Needless to say, I was excited by the creation of this space. It was the first time someone had really asked me about my cultural duality. Upon reading other contributor’s stories, I realised I was not alone. Suddenly there were hundreds of relatable experiences, from school lunch box shame to racism, microaggression and yes, watching Crazy Rich Asians. I asked Emmelyn what the value of platforms like The ABC Issue were. To which she responded so eloquently: “I think there’s value in appreciating the wide spectrum of stories, experiences, talents, and relationships that have formed out of these. As mentioned earlier, I think these platforms are beneficial in providing a space in media where people of our cultural background have not usually played a large role, and by facilitating the presence of ABCs in this area, it allows individuals – both ABCs and not – to learn from one another, appreciate differences, and to engage in important conversations about race, representation and cultural identity.”

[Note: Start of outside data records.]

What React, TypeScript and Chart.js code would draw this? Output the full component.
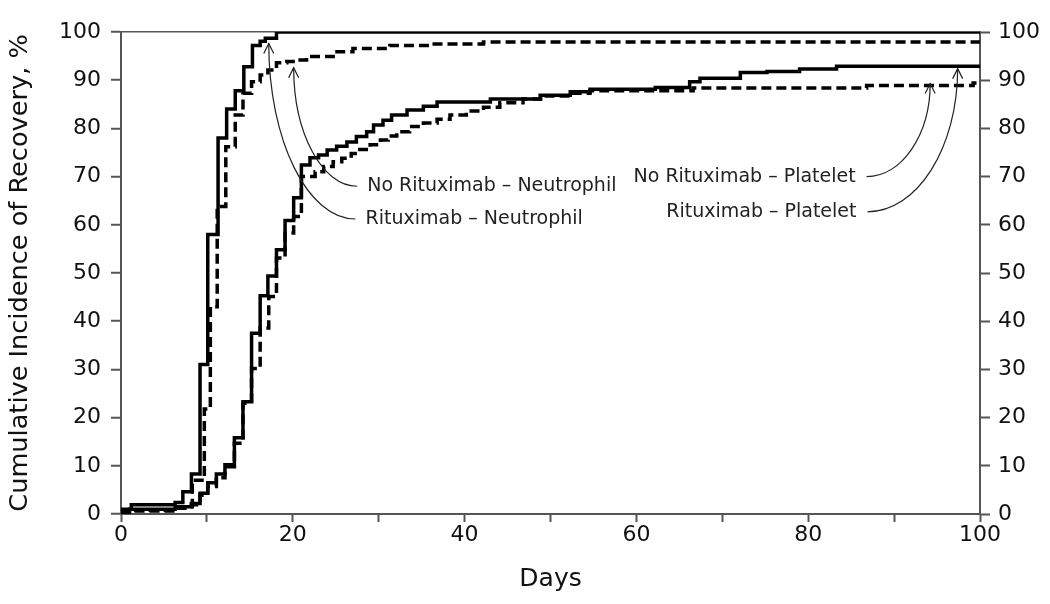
import React, { useEffect, useRef } from 'react';
import { Chart, registerables } from 'chart.js';

Chart.register(...registerables);

// Rituximab – Neutrophil (solid)
const ritNeutDays = [0, 1.2, 6.3, 7.2, 8.2, 9.2, 10.1, 11.3, 12.3, 13.3, 14.3, 15.3, 16.2, 16.8, 18.1, 100];
const ritNeutVals = [1, 1.9, 2.4, 4.6, 8.3, 31, 58, 78, 84, 87.8, 92.8, 97.2, 98.1, 98.7, 100, 100];

// No Rituximab – Neutrophil (dashed)
const noRitNeutDays = [0, 1.5, 6.5, 8.3, 9.7, 10.4, 11.2, 12.2, 13.3, 14.2, 15.2, 16.2, 17.1, 18.1, 19.3, 20.4, 21.6, 24.7, 27, 31.3, 35.9, 42.2, 100];
const noRitNeutVals = [0.3, 0.8, 1.5, 7, 21.8, 43, 63.8, 76.2, 82.8, 87.3, 89.7, 91.1, 92.1, 93.6, 93.9, 94.2, 94.9, 95.9, 96.6, 97.2, 97.5, 97.9, 97.9];

// Rituximab – Platelet (solid)
const ritPlatDays = [0, 1, 6.3, 8.2, 9.2, 10.1, 11.1, 12.1, 13.2, 14.2, 15.2, 16.2, 17.1, 18.1, 19.1, 20.1, 21.0, 22, 23, 24, 25.1, 26.3, 27.4, 28.6, 29.4, 30.5, 31.5, 33.3, 35.2, 36.8, 43, 48.8, 52.3, 54.6, 62.2, 66.2, 67.4, 72.1, 75.2, 79, 83.3, 100];
const ritPlatVals = [0.5, 1.0, 1.5, 2.2, 4.3, 6.5, 8.3, 10.2, 15.8, 23.3, 37.5, 45.3, 49.4, 54.8, 60.9, 65.6, 72.4, 73.9, 74.5, 75.5, 76.3, 77.2, 78.3, 79.3, 80.7, 81.7, 82.8, 83.8, 84.6, 85.5, 86.1, 86.9, 87.6, 88.1, 88.5, 89.7, 90.4, 91.6, 91.8, 92.3, 92.9, 92.9];

// No Rituximab – Platelet (dashed)
const noRitPlatDays = [0, 1.5, 6.3, 8.2, 9.2, 10.1, 11.1, 12.1, 13.2, 14.2, 15.2, 16.2, 17.2, 18.1, 19.1, 20.1, 21, 22.6, 23.6, 24.7, 25.7, 26.8, 27.8, 29, 30.2, 31.1, 32.1, 33.6, 35.2, 36.8, 38.3, 40.2, 42.2, 44.1, 46.8, 49.1, 52.3, 54.6, 66.6, 86.8, 99.2, 100];
const noRitPlatVals = [0.3, 0.6, 1.2, 1.9, 3.9, 5.7, 7.5, 9.8, 14.7, 23, 30.2, 38.6, 45.1, 53.1, 58.3, 61.7, 70, 71, 72.1, 73.1, 73.8, 74.8, 75.6, 76.6, 77.6, 78.4, 79.3, 80.4, 81.1, 81.9, 82.8, 83.6, 84.4, 85.3, 86.1, 86.7, 87.3, 87.8, 88.4, 88.9, 89.4, 89.4];

const xTickMarks = [0, 10, 20, 30, 40, 50, 60, 70, 80, 90, 100];
const xTicks = [0, 20, 40, 60, 80, 100];
const yTicks = [0, 10, 20, 30, 40, 50, 60, 70, 80, 90, 100];

// Annotation labels: anchor = start of the leader curve (days, %), tip = arrow tip (days, %)
const annotationTexts = [
  'No Rituximab – Neutrophil',
  'Rituximab – Neutrophil',
  'No Rituximab – Platelet',
  'Rituximab – Platelet',
];
const annotationAnchorDays = [27.5, 27.3, 86.8, 86.9];
const annotationAnchorPcts = [68.0, 61.2, 70.0, 62.7];
const annotationTipDays = [20.1, 17.2, 94.2, 97.4];
const annotationTipPcts = [92.6, 97.6, 89.3, 92.4];
const annotationSides = ['left', 'left', 'right', 'right'];

const FONT = "'DejaVu Sans', Verdana, sans-serif";

const pts = (d: number[], v: number[]) => d.map((x, i) => ({ x, y: v[i] }));

const annotationPlugin = {
  id: 'leaderLabels',
  afterDatasetsDraw(chart: any) {
    const { ctx } = chart;
    const xs = chart.scales.x;
    const ys = chart.scales.y;
    ctx.save();
    for (let i = 0; i < annotationTexts.length; i++) {
      const x0 = xs.getPixelForValue(annotationAnchorDays[i]);
      const y0 = ys.getPixelForValue(annotationAnchorPcts[i]);
      const xt = xs.getPixelForValue(annotationTipDays[i]);
      const yt = ys.getPixelForValue(annotationTipPcts[i]);
      const k = 0.5523;
      const dx = xt - x0;
      const dy = y0 - yt;
      ctx.strokeStyle = '#222';
      ctx.lineWidth = 1.2;
      ctx.beginPath();
      ctx.moveTo(x0, y0);
      ctx.bezierCurveTo(x0 + k * dx, y0, xt, yt + k * dy, xt, yt);
      ctx.stroke();
      // open arrowhead
      ctx.beginPath();
      ctx.moveTo(xt - 5, yt + 10);
      ctx.lineTo(xt, yt);
      ctx.lineTo(xt + 5, yt + 10);
      ctx.stroke();
      // text
      ctx.fillStyle = '#222';
      ctx.font = `19px ${FONT}`;
      ctx.textBaseline = 'middle';
      if (annotationSides[i] === 'left') {
        ctx.textAlign = 'left';
        ctx.fillText(annotationTexts[i], x0 + 10, y0);
      } else {
        ctx.textAlign = 'right';
        ctx.fillText(annotationTexts[i], x0 - 11, y0);
      }
    }
    ctx.restore();
  },
};

export default function App() {
  const ref = useRef<HTMLCanvasElement>(null);
  useEffect(() => {
    if (!ref.current) return;
    const axisColor = '#555';
    const chart = new Chart(ref.current, {
      type: 'line',
      data: {
        datasets: [
          {
            label: 'Rituximab – Neutrophil',
            data: pts(ritNeutDays, ritNeutVals),
            borderColor: '#000',
            borderWidth: 3.5,
            stepped: 'before',
            pointRadius: 0,
            fill: false,
          },
          {
            label: 'Rituximab – Platelet',
            data: pts(ritPlatDays, ritPlatVals),
            borderColor: '#000',
            borderWidth: 3.5,
            stepped: 'before',
            pointRadius: 0,
            fill: false,
          },
          {
            label: 'No Rituximab – Neutrophil',
            data: pts(noRitNeutDays, noRitNeutVals),
            borderColor: '#000',
            borderWidth: 3.5,
            borderDash: [10, 5],
            stepped: 'before',
            pointRadius: 0,
            fill: false,
          },
          {
            label: 'No Rituximab – Platelet',
            data: pts(noRitPlatDays, noRitPlatVals),
            borderColor: '#000',
            borderWidth: 3.5,
            borderDash: [10, 5],
            stepped: 'before',
            pointRadius: 0,
            fill: false,
          },
        ],
      },
      options: {
        animation: false,
        responsive: false,
        maintainAspectRatio: false,
        layout: { padding: { top: 32, left: 0, right: 0, bottom: 0 } },
        plugins: { legend: { display: false }, tooltip: { enabled: false } },
        scales: {
          x: {
            type: 'linear',
            min: 0,
            max: 100,
            afterFit: (s: any) => { s.height = 90; },
            afterBuildTicks: (s: any) => {
              s.ticks = xTickMarks.map((v) => ({ value: v }));
            },
            ticks: {
              autoSkip: false,
              maxRotation: 0,
              padding: 0,
              color: '#111',
              font: { family: FONT, size: 22 },
              callback: (v: any) => (xTicks.includes(Number(v)) ? String(v) : ''),
            },
            grid: { drawOnChartArea: false, tickLength: 8, tickWidth: 2, tickColor: axisColor },
            border: { color: axisColor, width: 2 },
            title: {
              display: true,
              text: 'Days',
              color: '#111',
              font: { family: FONT, size: 25 },
              padding: { top: 0, bottom: 10 },
            },
          },
          y: {
            position: 'left',
            min: 0,
            max: 100,
            afterFit: (s: any) => { s.width = 121; },
            afterBuildTicks: (s: any) => { s.ticks = yTicks.map((v) => ({ value: v })); },
            ticks: { padding: 10, color: '#111', font: { family: FONT, size: 22 } },
            grid: {
              drawOnChartArea: true,
              color: (c: any) => (c.tick && c.tick.value === 100 ? axisColor : 'rgba(0,0,0,0)'),
              lineWidth: 1.5,
              tickLength: 10,
              tickWidth: 2,
              tickColor: axisColor,
            },
            border: { color: axisColor, width: 2 },
            title: {
              display: true,
              text: 'Cumulative Incidence of Recovery, %',
              color: '#111',
              font: { family: FONT, size: 25.6 },
              padding: { top: 5, bottom: 0 },
            },
          },
          y2: {
            position: 'right',
            min: 0,
            max: 100,
            afterFit: (s: any) => { s.width = 70; },
            afterBuildTicks: (s: any) => { s.ticks = yTicks.map((v) => ({ value: v })); },
            ticks: { padding: 8, color: '#111', font: { family: FONT, size: 22 } },
            grid: { drawOnChartArea: false, tickLength: 10, tickWidth: 2, tickColor: axisColor },
            border: { color: axisColor, width: 2 },
          },
        },
      },
      plugins: [annotationPlugin],
    } as any);
    return () => chart.destroy();
  }, []);
  return (
    <div style={{ position: 'absolute', left: 0, top: 0, width: 1050, height: 604, background: '#fff' }}>
      <canvas ref={ref} width={1050} height={604} />
    </div>
  );
}
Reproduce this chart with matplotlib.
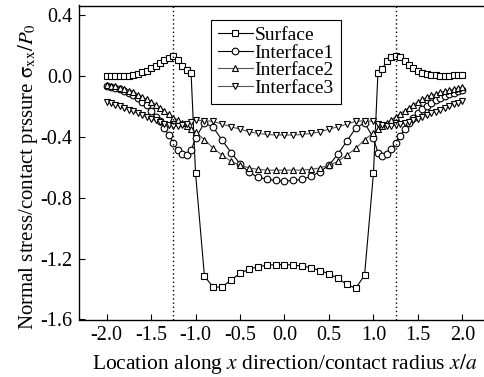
import matplotlib
matplotlib.use("Agg")
import matplotlib.pyplot as plt

plt.rcParams['font.family'] = ['Liberation Serif', 'DejaVu Serif']
plt.rcParams['mathtext.fontset'] = 'stix'

# x locations
x_left = [-2.00, -1.95, -1.90, -1.85, -1.80, -1.75, -1.70, -1.65, -1.60, -1.55,
          -1.50, -1.45, -1.40, -1.35, -1.30, -1.25, -1.20, -1.15, -1.10, -1.05, -1.00]
x_inner = [-0.9, -0.8, -0.7, -0.6, -0.5, -0.4, -0.3, -0.2, -0.1, 0.0,
           0.1, 0.2, 0.3, 0.4, 0.5, 0.6, 0.7, 0.8, 0.9]
x_right = [1.00, 1.05, 1.10, 1.15, 1.20, 1.25, 1.30, 1.35, 1.40, 1.45, 1.50,
           1.55, 1.60, 1.65, 1.70, 1.75, 1.80, 1.85, 1.90, 1.95, 2.00]

surface_left = [-0.005, -0.005, -0.005, -0.004, -0.002, 0.000, 0.005, 0.012, 0.022, 0.033,
                0.047, 0.062, 0.080, 0.100, 0.118, 0.127, 0.105, 0.060, 0.035, 0.015, -0.640]
surface_inner = [-1.315, -1.390, -1.385, -1.341, -1.297, -1.270, -1.254, -1.245, -1.240, -1.240,
                 -1.243, -1.250, -1.260, -1.280, -1.300, -1.330, -1.370, -1.395, -1.310]
surface_right = [-0.640, 0.015, 0.045, 0.097, 0.123, 0.128, 0.120, 0.093, 0.070, 0.050, 0.032,
                 0.018, 0.008, 0.004, 0.002, 0.000, 0.000, 0.000, 0.001, 0.002, 0.003]

if1_left = [-0.070, -0.075, -0.080, -0.090, -0.100, -0.115, -0.130, -0.150, -0.172, -0.195,
            -0.235, -0.270, -0.300, -0.345, -0.390, -0.440, -0.490, -0.512, -0.520, -0.490, -0.410]
if1_inner = [-0.310, -0.340, -0.425, -0.505, -0.578, -0.635, -0.665, -0.680, -0.688, -0.692,
             -0.688, -0.680, -0.660, -0.630, -0.587, -0.515, -0.430, -0.345, -0.310]
if1_right = [-0.410, -0.505, -0.525, -0.515, -0.480, -0.440, -0.395, -0.350, -0.310, -0.275, -0.245,
             -0.220, -0.198, -0.180, -0.163, -0.148, -0.135, -0.122, -0.112, -0.103, -0.095]

if2_left = [-0.060, -0.065, -0.070, -0.080, -0.090, -0.100, -0.110, -0.125, -0.140, -0.155,
            -0.170, -0.190, -0.210, -0.230, -0.255, -0.275, -0.290, -0.310, -0.330, -0.350, -0.370]
if2_inner = [-0.420, -0.478, -0.522, -0.563, -0.588, -0.605, -0.615, -0.620, -0.620, -0.620,
             -0.620, -0.620, -0.615, -0.605, -0.588, -0.563, -0.522, -0.478, -0.420]
if2_right = [-0.375, -0.350, -0.330, -0.310, -0.290, -0.270, -0.250, -0.230, -0.210, -0.190, -0.172,
             -0.156, -0.142, -0.130, -0.120, -0.110, -0.102, -0.095, -0.088, -0.082, -0.077]

if3_left = [-0.170, -0.180, -0.190, -0.200, -0.212, -0.224, -0.235, -0.246, -0.258, -0.270,
            -0.283, -0.294, -0.305, -0.315, -0.323, -0.330, -0.330, -0.325, -0.315, -0.303, -0.292]
if3_inner = [-0.296, -0.300, -0.318, -0.336, -0.351, -0.369, -0.379, -0.386, -0.390, -0.390,
             -0.390, -0.386, -0.379, -0.369, -0.351, -0.336, -0.318, -0.300, -0.296]
if3_right = [-0.300, -0.318, -0.325, -0.330, -0.330, -0.326, -0.320, -0.312, -0.303, -0.293, -0.283,
             -0.272, -0.260, -0.248, -0.236, -0.224, -0.212, -0.200, -0.188, -0.177, -0.165]

series_names = ["Surface", "Interface1", "Interface2", "Interface3"]
series_markers = ["s", "o", "^", "v"]
series_lines = ["black", "black", "#555555", "#555555"]

xticks = [-2.0, -1.5, -1.0, -0.5, 0.0, 0.5, 1.0, 1.5, 2.0]
yticks = [0.4, 0.0, -0.4, -0.8, -1.2, -1.6]
edge_lines = [-1.25, 1.25]

x_all = x_left + x_inner + x_right
series_vals = [surface_left + surface_inner + surface_right,
               if1_left + if1_inner + if1_right,
               if2_left + if2_inner + if2_right,
               if3_left + if3_inner + if3_right]

fig = plt.figure(figsize=(4.85, 3.77), dpi=100)
ax = fig.add_axes([79/485, 57.5/377, 411/485, 314/377])

for name, mk, lc, vals in zip(series_names, series_markers, series_lines, series_vals):
    ax.plot(x_all, vals, color=lc, lw=0.8, marker=mk, markersize=4.8,
            markerfacecolor='white', markeredgecolor='black', markeredgewidth=0.8,
            label=name)

for xv in edge_lines:
    ax.axvline(xv, color='black', lw=1.0, linestyle=(0, (1, 2)))

ax.set_xlim(-2.31, 2.31)
ax.set_ylim(-1.6, 0.46)
ax.set_xticks(xticks)
ax.set_xticklabels([f"{t:.1f}" for t in xticks])
ax.set_yticks(yticks)
ax.set_yticklabels([f"{t:.1f}" for t in yticks])
ax.tick_params(direction='in', length=4, width=0.8, labelsize=14.5)
ax.tick_params(axis='x', pad=5)
ax.tick_params(axis='y', pad=5)
ax.spines['right'].set_visible(False)
for s in ['left', 'bottom', 'top']:
    ax.spines[s].set_linewidth(1.0)

ax.set_xlabel(r"Location along $x$ direction/contact radius $x/a$", fontsize=15.5, labelpad=5)
ax.set_ylabel(r"Normal stress/contact prssure $\mathrm{\sigma}_{\mathrm{xx}}/P_0$", fontsize=15)
ax.yaxis.set_label_coords(-0.095, 0.457)

leg = ax.legend(loc='upper left', bbox_to_anchor=(132/411, 1 - 14/314), fontsize=14,
                frameon=True, fancybox=False, edgecolor='black', framealpha=1,
                handlelength=1.8, handletextpad=0.1, borderpad=0.35, labelspacing=0.0,
                borderaxespad=0)
leg.get_frame().set_linewidth(0.8)

fig.savefig("out.png", dpi=100)
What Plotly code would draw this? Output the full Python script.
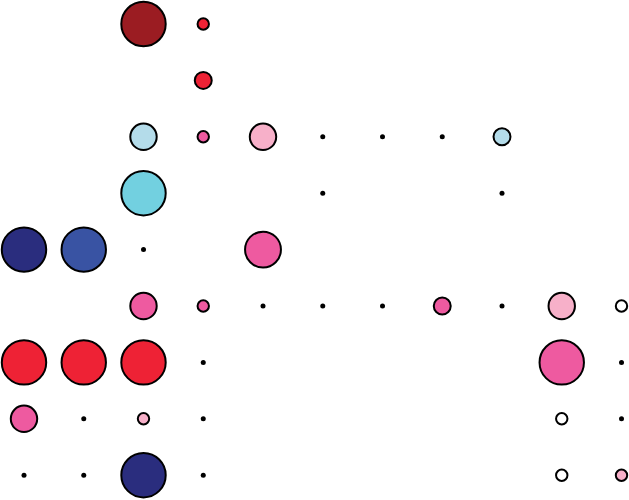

The conversation around cultural duality isn’t simple. Many of the entries on The ABC Issue dealt with the pain of feeling somewhat alienated from both the Australian and Asian community. Even in the company of fellow Asian-Australians, amidst the increase of movies and plays featuring ABC actors and characters, the choice seemed to be binary: “East” or “West.” Our stories remain largely untold and I still rarely see Asian performers on-stage and on screen. For a long time, I too had tried to ignore, defend or prove the existence of both my identities respectively. I manipulated my cultural identity, as if it is something to be conquered instead of celebrated.
I think it is time to begin embracing our duality as a privilege and a source of comfort, rather than an impediment. It can be a privilege to relate to both Asian and Australian communities and a comfort to relate entirely to the Asian-Australian community. We have to keep telling our stories. We have to carry them beyond the theatres and cinemas. We need to keep telling our stories.